Doctor of Philosophy (PhD)

School

Humanities

Committee Chair

Dr. Andrew Wiest

Committee Chair School

Humanities

Committee Member 2

Dr. Kyle Zelner

Committee Member 2 School

Humanities

Committee Member 3

Dr. Andrew Haley

Committee Member 3 School

Humanities

Committee Member 4

Dr. Heather Stur

Committee Member 4 School

Humanities

Committee Member 5

Dr. David Davies

Committee Member 5 School

Communication

Abstract

Between the Spanish-American War and World War II, the United States Marine Corps institutionalized the use of public relations and publicity to craft an elite military identity and to endear the Corps to the American public. The Marine Corps adapted this approach in the wake of threats to its existence and as the service benefited from the power of a sensationalist press in the early twentieth century. Fundamental to the Corps’ public relations strategy from 1898 to 1945 was the employment of community-level public relations through the use of “human interest” stories, a practice that brought the stories of Marines to their hometowns. That the Marine Corps focused much of its publicity on the experiences of individual Marines from the turn of the twentieth century through World War II is often overlooked.
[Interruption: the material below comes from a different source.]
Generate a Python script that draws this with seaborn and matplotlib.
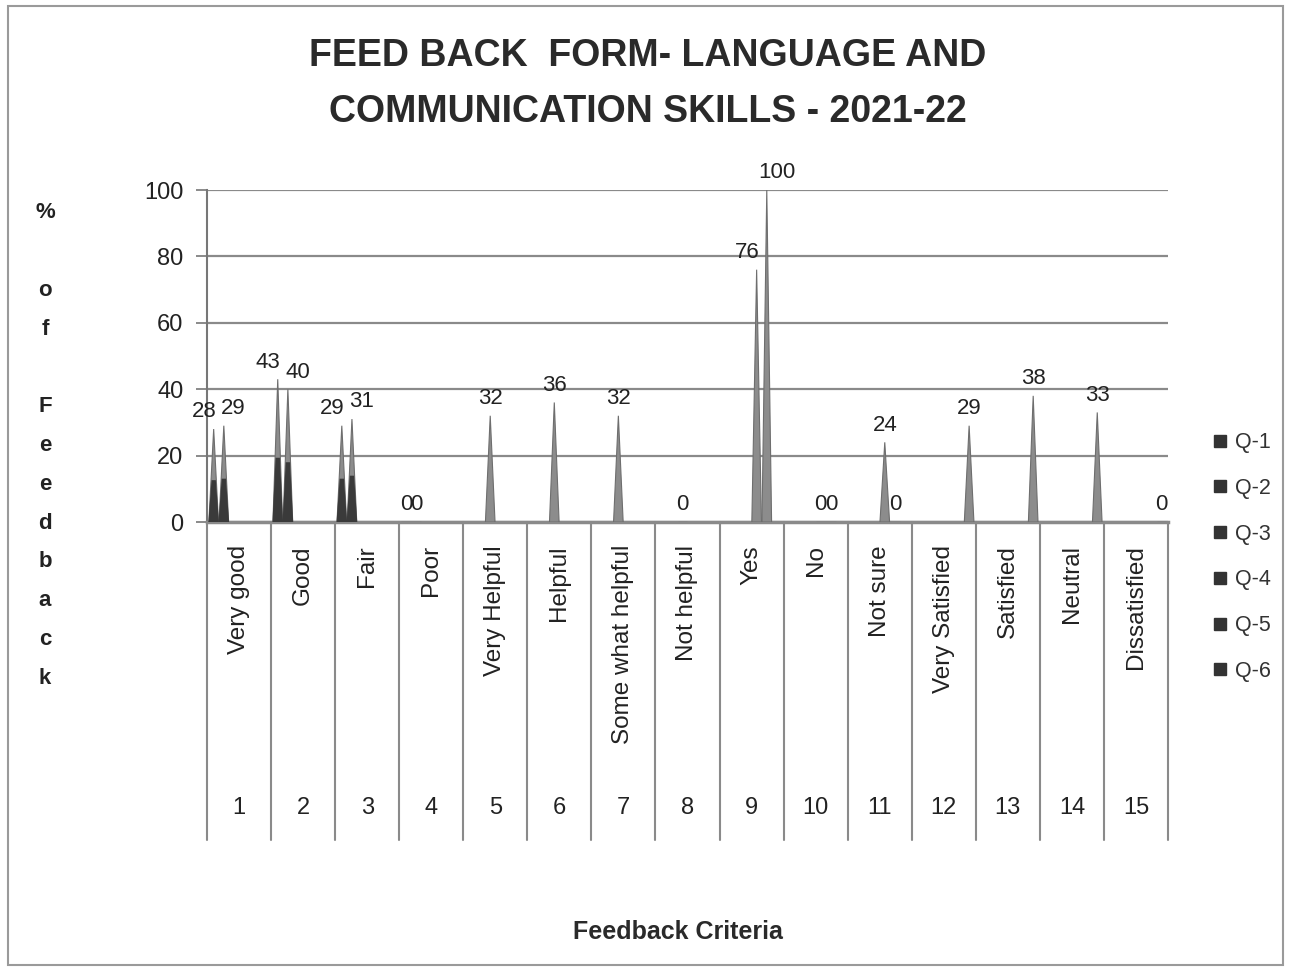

During the interwar period, Major General Commandant John A. Lejeune served to legitimize the Marine Corps’ position in the military establishment and in front of the American public. Lejeune applied progressive principles of education, professionalization, and public relations in order to assure that the Marine Corps survived the post-World War I downturn in funding. Lejeune also helped to establish Marine Corps alumni groups like the Marine Corps Association and created lasting traditions such as the birthday celebration, which helped to ensure that even when Marines left the service, they still had an important role in supporting the Corps. Lejeune’s eight-year tenure as commandant established lasting policies and the interwar commandants who succeeded Lejeune secured his legacy through reinforcing and even expanding his reforms.

Many historians argue that the Marine Corps’ survival and public endearment in the twentieth century was rooted in its military actions in World War I and World War II. However, it was the early institutionalization of the Corps’ public relations efforts that provided consistent community-level support for the Corps during and between these wars. From the “follow-up” book in Chicago in 1907 to “Joe Blow” stories in World War II, the Marine Corps demonstrated a clear understanding of the need to bring the stories of Marines to their hometowns in order to effectively establish a lasting public image.